Menghadapi situasi ekonomi yang tidak menentu, Yudistira memberikan himbauan kepada masyarakat untuk berhemat. "Yang harus dilakukan masyarakat itu satu, kencangkan sabuk, siap-siap jika terjadi hantaman. Kalau bisa berhemat, ya juga ikut berhemat," sarannya.
Kendati demikian, ia juga mengingatkan agar masyarakat tidak terlalu ketat dalam berhemat. Tindakan berhemat ini dapat menyebabkan perdagangan dan sektor-sektor aktivitas ekonomi berisiko sepi. "Ya, pelan-pelanlah. Kencangkan sabuk, tapi jangan terlalu kencang, nanti malah sakit sendiri. Jadi, berhemat dan konsumsi yang diperlukan saja," tambahnya.
Yudistira juga mengingatkan masyarakat untuk mempersiapkan diri menghadapi kebutuhan lain di masa mendatang. "Selain Lebaran besok, masih ada tahun ajaran baru dan kebutuhan-kebutuhan lainnya. Bertahanlah dengan pekerjaan dan bisnis yang ada dulu sekarang," pungkasnya.
Sebelumnya, Kementerian Perhubungan memprediksi jumlah pemudik diperkirakan hanya 146,48 juta orang atau sekitar 52 persen dari penduduk Indonesia. Angka itu turun 24 persen dibandingkan tahun lalu yang mencapai 193,6 juta pemudik.

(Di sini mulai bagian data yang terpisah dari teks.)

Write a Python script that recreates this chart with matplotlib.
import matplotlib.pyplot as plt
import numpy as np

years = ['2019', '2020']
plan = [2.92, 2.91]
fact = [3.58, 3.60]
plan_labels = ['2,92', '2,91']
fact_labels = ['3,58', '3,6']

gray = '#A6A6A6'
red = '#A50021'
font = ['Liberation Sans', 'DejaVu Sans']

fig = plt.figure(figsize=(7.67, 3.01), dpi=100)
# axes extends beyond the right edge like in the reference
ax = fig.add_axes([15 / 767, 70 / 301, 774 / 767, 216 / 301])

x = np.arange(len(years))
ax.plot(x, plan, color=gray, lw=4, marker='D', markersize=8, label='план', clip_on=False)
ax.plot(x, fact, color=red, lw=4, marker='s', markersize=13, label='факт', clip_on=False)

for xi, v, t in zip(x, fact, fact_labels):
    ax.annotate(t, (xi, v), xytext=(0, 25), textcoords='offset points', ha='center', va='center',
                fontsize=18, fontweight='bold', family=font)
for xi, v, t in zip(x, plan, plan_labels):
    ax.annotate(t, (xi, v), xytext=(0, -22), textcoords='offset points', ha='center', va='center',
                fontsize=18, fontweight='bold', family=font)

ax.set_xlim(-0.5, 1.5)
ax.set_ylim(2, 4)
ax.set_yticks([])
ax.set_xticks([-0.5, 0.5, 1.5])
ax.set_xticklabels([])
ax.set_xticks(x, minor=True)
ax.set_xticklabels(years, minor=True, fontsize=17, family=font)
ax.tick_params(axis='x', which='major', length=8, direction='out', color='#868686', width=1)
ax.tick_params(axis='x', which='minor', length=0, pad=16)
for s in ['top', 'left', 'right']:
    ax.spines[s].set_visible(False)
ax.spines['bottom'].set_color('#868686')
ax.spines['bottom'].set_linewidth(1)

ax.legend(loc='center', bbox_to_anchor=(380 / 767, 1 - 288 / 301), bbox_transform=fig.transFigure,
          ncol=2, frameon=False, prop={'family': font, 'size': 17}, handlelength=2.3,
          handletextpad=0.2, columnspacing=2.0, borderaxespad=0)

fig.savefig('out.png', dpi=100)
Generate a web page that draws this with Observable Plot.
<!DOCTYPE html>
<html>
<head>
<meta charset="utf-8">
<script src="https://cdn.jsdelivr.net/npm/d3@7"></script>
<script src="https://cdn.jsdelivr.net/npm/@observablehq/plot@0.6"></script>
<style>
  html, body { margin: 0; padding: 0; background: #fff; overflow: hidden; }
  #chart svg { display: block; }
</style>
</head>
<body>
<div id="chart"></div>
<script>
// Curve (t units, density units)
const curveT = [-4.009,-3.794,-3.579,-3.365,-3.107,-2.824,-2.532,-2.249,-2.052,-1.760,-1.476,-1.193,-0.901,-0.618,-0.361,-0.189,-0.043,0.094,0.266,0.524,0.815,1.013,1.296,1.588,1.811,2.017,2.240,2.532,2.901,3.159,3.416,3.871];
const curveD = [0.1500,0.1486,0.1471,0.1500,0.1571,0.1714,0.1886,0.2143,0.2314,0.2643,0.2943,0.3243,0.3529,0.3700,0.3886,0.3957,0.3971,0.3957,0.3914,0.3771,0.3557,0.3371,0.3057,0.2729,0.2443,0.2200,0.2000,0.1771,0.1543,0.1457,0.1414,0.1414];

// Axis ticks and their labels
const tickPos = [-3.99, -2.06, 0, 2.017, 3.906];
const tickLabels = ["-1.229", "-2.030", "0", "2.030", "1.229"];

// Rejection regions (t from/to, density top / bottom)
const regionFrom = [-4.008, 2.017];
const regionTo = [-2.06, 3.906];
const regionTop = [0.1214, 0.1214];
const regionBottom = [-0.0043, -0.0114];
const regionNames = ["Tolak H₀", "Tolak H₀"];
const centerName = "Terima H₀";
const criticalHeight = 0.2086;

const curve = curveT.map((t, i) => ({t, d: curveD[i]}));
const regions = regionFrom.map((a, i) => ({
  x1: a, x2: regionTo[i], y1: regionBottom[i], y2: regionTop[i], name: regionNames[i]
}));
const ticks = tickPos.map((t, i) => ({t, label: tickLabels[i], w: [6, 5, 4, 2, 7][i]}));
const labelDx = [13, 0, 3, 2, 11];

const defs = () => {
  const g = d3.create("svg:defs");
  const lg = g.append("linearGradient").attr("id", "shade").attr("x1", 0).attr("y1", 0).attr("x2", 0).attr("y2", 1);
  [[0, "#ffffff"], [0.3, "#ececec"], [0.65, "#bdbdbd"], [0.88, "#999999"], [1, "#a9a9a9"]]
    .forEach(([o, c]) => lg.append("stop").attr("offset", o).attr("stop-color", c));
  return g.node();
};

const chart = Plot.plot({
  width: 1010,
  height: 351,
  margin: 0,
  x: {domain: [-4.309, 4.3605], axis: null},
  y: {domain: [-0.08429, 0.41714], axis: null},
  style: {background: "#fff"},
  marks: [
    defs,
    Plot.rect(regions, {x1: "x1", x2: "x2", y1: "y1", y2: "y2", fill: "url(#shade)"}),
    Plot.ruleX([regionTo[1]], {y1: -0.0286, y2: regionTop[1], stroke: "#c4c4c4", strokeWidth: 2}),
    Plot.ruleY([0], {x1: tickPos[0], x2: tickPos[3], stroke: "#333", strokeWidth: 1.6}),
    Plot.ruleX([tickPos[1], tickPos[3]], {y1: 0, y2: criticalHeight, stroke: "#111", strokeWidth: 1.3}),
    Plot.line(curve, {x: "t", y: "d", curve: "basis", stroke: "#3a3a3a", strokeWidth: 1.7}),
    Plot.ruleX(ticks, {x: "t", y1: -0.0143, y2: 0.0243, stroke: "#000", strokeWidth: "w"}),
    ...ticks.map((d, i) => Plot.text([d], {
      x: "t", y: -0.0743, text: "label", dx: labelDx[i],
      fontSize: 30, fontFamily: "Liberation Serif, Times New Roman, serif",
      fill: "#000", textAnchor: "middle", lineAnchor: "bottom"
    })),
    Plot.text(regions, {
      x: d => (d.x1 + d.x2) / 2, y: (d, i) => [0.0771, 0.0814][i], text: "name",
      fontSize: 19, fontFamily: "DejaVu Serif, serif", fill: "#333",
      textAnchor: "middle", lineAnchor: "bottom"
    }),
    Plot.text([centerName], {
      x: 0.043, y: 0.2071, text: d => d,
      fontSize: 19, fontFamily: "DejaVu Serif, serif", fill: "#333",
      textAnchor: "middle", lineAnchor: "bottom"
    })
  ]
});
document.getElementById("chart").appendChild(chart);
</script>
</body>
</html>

Perputaran uang selama Idul Fitri 2025 juga diprediksi turun. Kamar Dagang dan Industri Indonesia (KADIN) menyebutkan asumsi perputaran uang di libur Idul Fitri 2025 diprediksi mencapai Rp 137.975 triliun. Jumlah tersebut menurun dibanding perputaran uang selama Idul Fitri 2024 lalu mencapai Rp 157,3 triliun.